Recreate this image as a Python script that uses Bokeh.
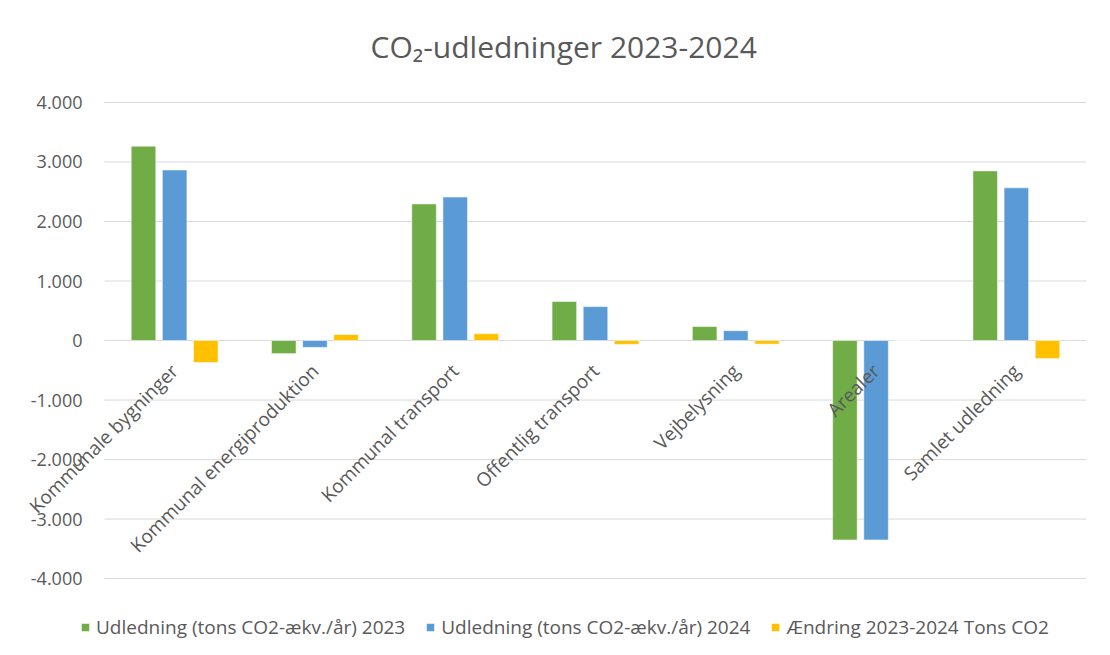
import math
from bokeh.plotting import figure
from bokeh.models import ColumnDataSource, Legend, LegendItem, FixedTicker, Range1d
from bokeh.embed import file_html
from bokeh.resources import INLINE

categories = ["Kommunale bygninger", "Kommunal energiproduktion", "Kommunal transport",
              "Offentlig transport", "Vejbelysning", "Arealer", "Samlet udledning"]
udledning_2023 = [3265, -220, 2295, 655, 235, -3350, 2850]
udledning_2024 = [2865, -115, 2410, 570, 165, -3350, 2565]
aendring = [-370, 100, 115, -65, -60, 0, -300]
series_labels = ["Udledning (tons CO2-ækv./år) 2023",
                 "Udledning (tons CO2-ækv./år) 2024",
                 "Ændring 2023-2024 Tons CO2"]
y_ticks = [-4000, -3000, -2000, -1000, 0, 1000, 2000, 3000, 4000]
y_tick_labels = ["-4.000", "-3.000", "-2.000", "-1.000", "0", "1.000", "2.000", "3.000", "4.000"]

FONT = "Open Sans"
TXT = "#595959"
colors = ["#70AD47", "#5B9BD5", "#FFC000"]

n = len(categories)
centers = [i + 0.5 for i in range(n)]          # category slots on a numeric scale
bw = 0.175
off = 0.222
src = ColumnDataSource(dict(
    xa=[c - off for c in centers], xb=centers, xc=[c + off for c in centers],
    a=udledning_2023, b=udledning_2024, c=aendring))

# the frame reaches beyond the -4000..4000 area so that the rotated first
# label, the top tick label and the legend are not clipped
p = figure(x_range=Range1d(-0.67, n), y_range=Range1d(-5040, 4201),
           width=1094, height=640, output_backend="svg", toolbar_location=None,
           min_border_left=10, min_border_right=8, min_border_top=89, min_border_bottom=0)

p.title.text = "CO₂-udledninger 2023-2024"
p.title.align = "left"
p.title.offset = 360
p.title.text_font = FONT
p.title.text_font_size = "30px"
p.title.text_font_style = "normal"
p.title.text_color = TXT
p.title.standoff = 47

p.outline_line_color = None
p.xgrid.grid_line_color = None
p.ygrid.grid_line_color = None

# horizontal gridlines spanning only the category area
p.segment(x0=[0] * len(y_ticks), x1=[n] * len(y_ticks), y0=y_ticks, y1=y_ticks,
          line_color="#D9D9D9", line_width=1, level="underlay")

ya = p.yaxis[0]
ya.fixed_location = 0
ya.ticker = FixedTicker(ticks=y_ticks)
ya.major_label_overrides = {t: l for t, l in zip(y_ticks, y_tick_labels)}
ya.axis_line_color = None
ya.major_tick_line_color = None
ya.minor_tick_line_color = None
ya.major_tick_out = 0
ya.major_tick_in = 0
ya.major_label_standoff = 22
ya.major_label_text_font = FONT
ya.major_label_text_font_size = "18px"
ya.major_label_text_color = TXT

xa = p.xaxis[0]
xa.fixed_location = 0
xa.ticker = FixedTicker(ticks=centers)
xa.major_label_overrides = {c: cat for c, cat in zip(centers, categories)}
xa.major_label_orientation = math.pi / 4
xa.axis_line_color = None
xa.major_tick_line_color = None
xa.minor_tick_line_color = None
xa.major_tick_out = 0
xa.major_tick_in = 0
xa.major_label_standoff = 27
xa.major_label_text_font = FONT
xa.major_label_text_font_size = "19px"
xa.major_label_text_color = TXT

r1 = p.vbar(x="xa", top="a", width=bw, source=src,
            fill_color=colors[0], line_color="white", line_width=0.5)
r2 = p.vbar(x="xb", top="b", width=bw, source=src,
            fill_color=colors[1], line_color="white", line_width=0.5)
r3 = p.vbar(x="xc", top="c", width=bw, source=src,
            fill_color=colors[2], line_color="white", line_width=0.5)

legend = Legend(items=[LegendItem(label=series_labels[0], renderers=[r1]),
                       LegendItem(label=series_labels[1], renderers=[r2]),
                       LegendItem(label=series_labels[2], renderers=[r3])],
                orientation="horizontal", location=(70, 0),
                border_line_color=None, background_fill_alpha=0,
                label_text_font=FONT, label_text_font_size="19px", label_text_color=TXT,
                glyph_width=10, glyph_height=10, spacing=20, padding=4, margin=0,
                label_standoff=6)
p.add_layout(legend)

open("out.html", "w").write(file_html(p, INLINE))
________________
- _Requirements_
Without the pictures, return the listing above from its first line through the line that has "from bokeh.resources import INLINE".

- _Reply to the task_
Recreate this image as a Python script that uses Bokeh.
import math
from bokeh.plotting import figure
from bokeh.models import ColumnDataSource, Legend, LegendItem, FixedTicker, Range1d
from bokeh.embed import file_html
from bokeh.resources import INLINE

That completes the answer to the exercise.